## [What you should do]
Omit any picture, and return the remaining data exactly as written.

[Start]

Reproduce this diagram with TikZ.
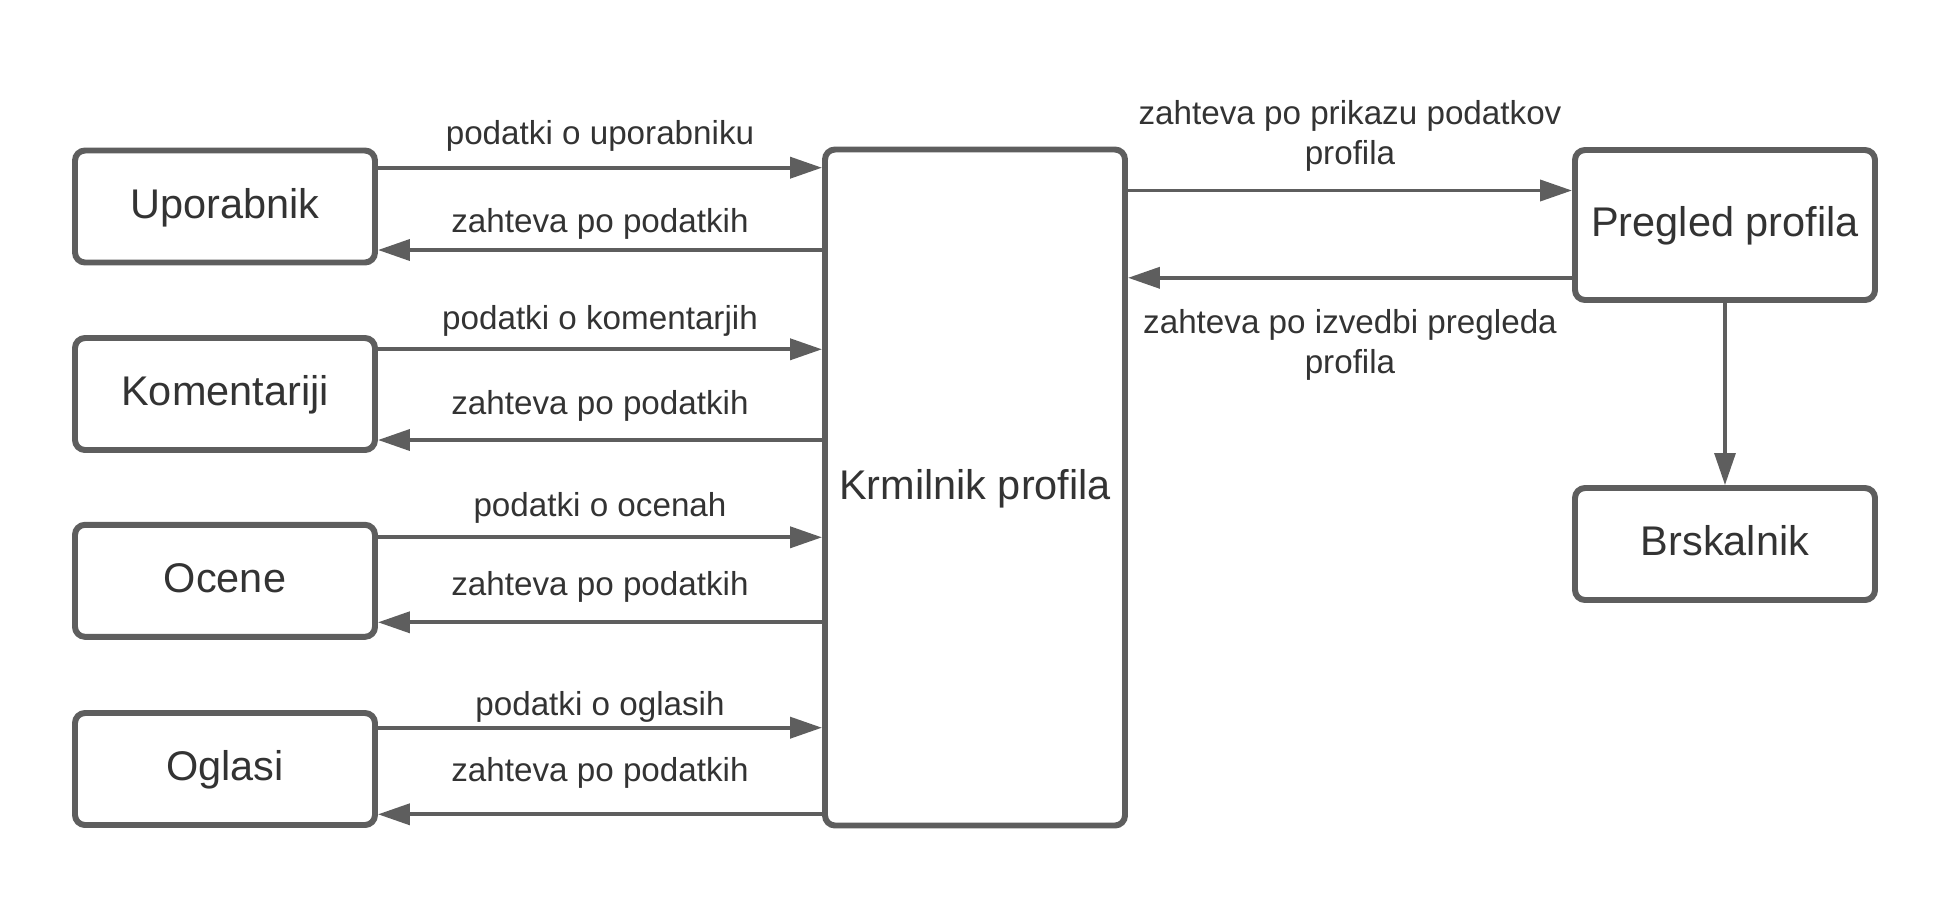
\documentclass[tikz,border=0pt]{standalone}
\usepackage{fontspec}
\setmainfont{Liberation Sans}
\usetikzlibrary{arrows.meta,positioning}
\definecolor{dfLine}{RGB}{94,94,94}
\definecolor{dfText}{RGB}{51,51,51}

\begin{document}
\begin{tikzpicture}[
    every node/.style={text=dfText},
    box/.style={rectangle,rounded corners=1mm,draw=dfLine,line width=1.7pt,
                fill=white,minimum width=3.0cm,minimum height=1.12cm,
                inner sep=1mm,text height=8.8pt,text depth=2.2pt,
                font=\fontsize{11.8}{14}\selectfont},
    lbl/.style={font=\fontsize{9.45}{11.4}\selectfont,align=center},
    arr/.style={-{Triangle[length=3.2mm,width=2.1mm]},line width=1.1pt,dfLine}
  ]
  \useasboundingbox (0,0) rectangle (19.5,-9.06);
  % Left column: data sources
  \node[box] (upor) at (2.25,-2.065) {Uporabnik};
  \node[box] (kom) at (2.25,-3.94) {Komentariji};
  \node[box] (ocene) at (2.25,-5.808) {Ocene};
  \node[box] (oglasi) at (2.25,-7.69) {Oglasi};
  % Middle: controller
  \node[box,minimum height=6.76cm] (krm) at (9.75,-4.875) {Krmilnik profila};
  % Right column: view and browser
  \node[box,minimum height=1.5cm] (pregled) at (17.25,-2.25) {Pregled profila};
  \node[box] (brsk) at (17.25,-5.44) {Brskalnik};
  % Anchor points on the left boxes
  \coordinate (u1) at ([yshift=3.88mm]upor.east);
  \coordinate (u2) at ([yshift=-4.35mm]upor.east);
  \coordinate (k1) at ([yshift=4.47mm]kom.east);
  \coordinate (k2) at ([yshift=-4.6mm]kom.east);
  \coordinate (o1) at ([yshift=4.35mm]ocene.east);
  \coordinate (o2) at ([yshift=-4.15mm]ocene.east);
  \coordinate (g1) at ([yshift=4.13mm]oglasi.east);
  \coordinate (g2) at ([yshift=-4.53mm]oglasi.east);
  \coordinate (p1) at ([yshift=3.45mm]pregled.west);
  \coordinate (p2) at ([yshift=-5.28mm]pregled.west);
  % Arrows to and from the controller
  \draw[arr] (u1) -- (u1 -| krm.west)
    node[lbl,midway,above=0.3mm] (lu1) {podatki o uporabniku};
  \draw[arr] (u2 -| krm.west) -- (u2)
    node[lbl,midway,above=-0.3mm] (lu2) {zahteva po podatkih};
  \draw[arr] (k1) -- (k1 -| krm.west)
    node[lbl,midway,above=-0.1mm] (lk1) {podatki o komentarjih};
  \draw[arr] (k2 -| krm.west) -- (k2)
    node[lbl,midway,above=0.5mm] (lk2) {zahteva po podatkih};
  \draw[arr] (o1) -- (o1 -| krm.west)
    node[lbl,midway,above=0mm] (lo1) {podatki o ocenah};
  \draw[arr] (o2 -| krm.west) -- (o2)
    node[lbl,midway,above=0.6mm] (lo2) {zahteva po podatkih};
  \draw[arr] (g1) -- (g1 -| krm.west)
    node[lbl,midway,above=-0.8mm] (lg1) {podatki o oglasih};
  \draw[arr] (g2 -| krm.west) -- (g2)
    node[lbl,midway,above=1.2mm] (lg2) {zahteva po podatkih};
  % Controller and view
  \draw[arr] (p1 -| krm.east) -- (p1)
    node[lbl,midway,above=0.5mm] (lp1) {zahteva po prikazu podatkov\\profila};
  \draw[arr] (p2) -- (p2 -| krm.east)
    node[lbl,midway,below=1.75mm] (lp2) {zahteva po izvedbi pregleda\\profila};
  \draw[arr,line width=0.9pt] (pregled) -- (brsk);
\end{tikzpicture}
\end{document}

[End]

## [Exercise response]
Reproduce this diagram with TikZ.
\documentclass[tikz,border=0pt]{standalone}
\usepackage{fontspec}
\setmainfont{Liberation Sans}
\usetikzlibrary{arrows.meta,positioning}
\definecolor{dfLine}{RGB}{94,94,94}
\definecolor{dfText}{RGB}{51,51,51}

\begin{document}
\begin{tikzpicture}[
    every node/.style={text=dfText},
    box/.style={rectangle,rounded corners=1mm,draw=dfLine,line width=1.7pt,
                fill=white,minimum width=3.0cm,minimum height=1.12cm,
                inner sep=1mm,text height=8.8pt,text depth=2.2pt,
                font=\fontsize{11.8}{14}\selectfont},
    lbl/.style={font=\fontsize{9.45}{11.4}\selectfont,align=center},
    arr/.style={-{Triangle[length=3.2mm,width=2.1mm]},line width=1.1pt,dfLine}
  ]
  \useasboundingbox (0,0) rectangle (19.5,-9.06);
  % Left column: data sources
  \node[box] (upor) at (2.25,-2.065) {Uporabnik};
  \node[box] (kom) at (2.25,-3.94) {Komentariji};
  \node[box] (ocene) at (2.25,-5.808) {Ocene};
  \node[box] (oglasi) at (2.25,-7.69) {Oglasi};
  % Middle: controller
  \node[box,minimum height=6.76cm] (krm) at (9.75,-4.875) {Krmilnik profila};
  % Right column: view and browser
  \node[box,minimum height=1.5cm] (pregled) at (17.25,-2.25) {Pregled profila};
  \node[box] (brsk) at (17.25,-5.44) {Brskalnik};
  % Anchor points on the left boxes
  \coordinate (u1) at ([yshift=3.88mm]upor.east);
  \coordinate (u2) at ([yshift=-4.35mm]upor.east);
  \coordinate (k1) at ([yshift=4.47mm]kom.east);
  \coordinate (k2) at ([yshift=-4.6mm]kom.east);
  \coordinate (o1) at ([yshift=4.35mm]ocene.east);
  \coordinate (o2) at ([yshift=-4.15mm]ocene.east);
  \coordinate (g1) at ([yshift=4.13mm]oglasi.east);
  \coordinate (g2) at ([yshift=-4.53mm]oglasi.east);
  \coordinate (p1) at ([yshift=3.45mm]pregled.west);
  \coordinate (p2) at ([yshift=-5.28mm]pregled.west);
  % Arrows to and from the controller
  \draw[arr] (u1) -- (u1 -| krm.west)
    node[lbl,midway,above=0.3mm] (lu1) {podatki o uporabniku};
  \draw[arr] (u2 -| krm.west) -- (u2)
    node[lbl,midway,above=-0.3mm] (lu2) {zahteva po podatkih};
  \draw[arr] (k1) -- (k1 -| krm.west)
    node[lbl,midway,above=-0.1mm] (lk1) {podatki o komentarjih};
  \draw[arr] (k2 -| krm.west) -- (k2)
    node[lbl,midway,above=0.5mm] (lk2) {zahteva po podatkih};
  \draw[arr] (o1) -- (o1 -| krm.west)
    node[lbl,midway,above=0mm] (lo1) {podatki o ocenah};
  \draw[arr] (o2 -| krm.west) -- (o2)
    node[lbl,midway,above=0.6mm] (lo2) {zahteva po podatkih};
  \draw[arr] (g1) -- (g1 -| krm.west)
    node[lbl,midway,above=-0.8mm] (lg1) {podatki o oglasih};
  \draw[arr] (g2 -| krm.west) -- (g2)
    node[lbl,midway,above=1.2mm] (lg2) {zahteva po podatkih};
  % Controller and view
  \draw[arr] (p1 -| krm.east) -- (p1)
    node[lbl,midway,above=0.5mm] (lp1) {zahteva po prikazu podatkov\\profila};
  \draw[arr] (p2) -- (p2 -| krm.east)
    node[lbl,midway,below=1.75mm] (lp2) {zahteva po izvedbi pregleda\\profila};
  \draw[arr,line width=0.9pt] (pregled) -- (brsk);
\end{tikzpicture}
\end{document}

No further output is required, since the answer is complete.